I have a quick question regarding how to properly specify a hierarchical Binomial model, and I feel it is rather basic, but I have not found any relevant info anywhere on this, so I was hoping someone will enlighten me here, which I would appreciate greatly.
When estimating a Binomial model using pm.Binomial()
, the option n
tells us how many trials, of success or failure, that we have data for, for a single individual. This allows one to calculate the probability p
, for example, of a coin landing heads, after we have flipped it n
times, for the single, solitary coin.
However, in a hierarchical Binomial model, we could imagine instead having a whole bag of faulty coins (from the same disreputable source), and we wish to estimate their individual p
‘s, with a hyperprior allowing each coin’s bias to affect the estimates for the other coins’ biases.

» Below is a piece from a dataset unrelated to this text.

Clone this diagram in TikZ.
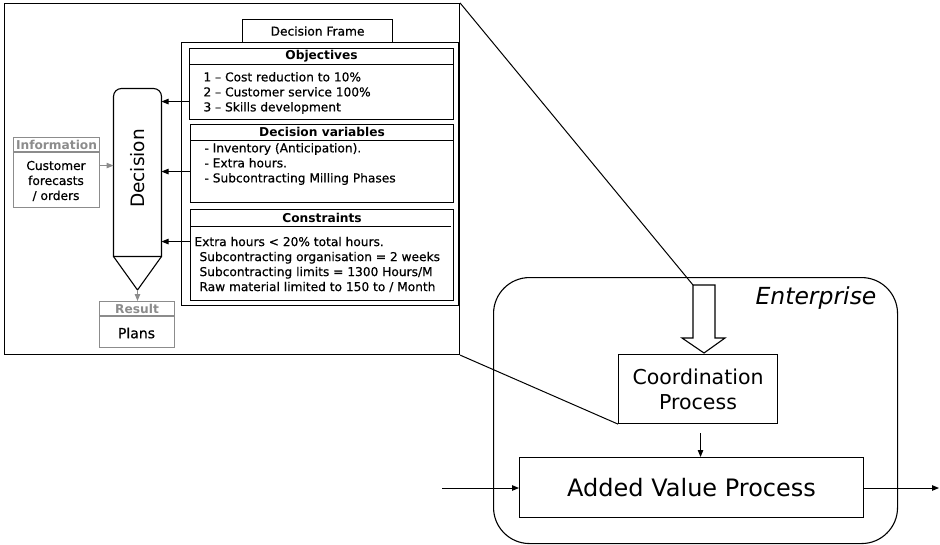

Based on Wiecki’s blogpost here, all this would seem simple, but the n
parameter is tripping me up - each individual has a different number of trials, so what should be put down?
My code so far:
import numpy as np
import copy
import pymc3 as pm
## Data generation
coin_data = [np.random.randint(0,2, size=np.random.randint(20,42)) for i in range(5)]
print(coin_data)
coin_data_index = copy.deepcopy(coin_data)
for index, mini_array in enumerate(coin_data_index):
for i in np.nditer(mini_array, op_flags=['readwrite']):
mini_array[...] = index
coin_data = np.hstack(coin_data)
coin_data_index = np.hstack(coin_data_index)
with pm.Model() as bag_of_coins_model:
## Each coin has its own intercept 'a', and 'b' is the global intercept
length = len( np.unique(coin_data_index) )
a = pm.Normal('a', 0, 3, shape = length)
b = pm.Normal('b', 0, 3)
p = pm.math.invlogit(a[coin_data_index] + b)
flipped_heads = pm.Binomial('flipped_heads', n=1, p=p, observed = coin_data)
trace = pm.sample(2000, tune=2000)
If I set n=length
, I get completely different results, so I don’t know which to use. I imagine n
should be equal to the number of times each coin is flipped/trials for each individual, but I do not know if that is what Pymc3 is indeed doing internally.
Would someone explain how and why to set n
in this example?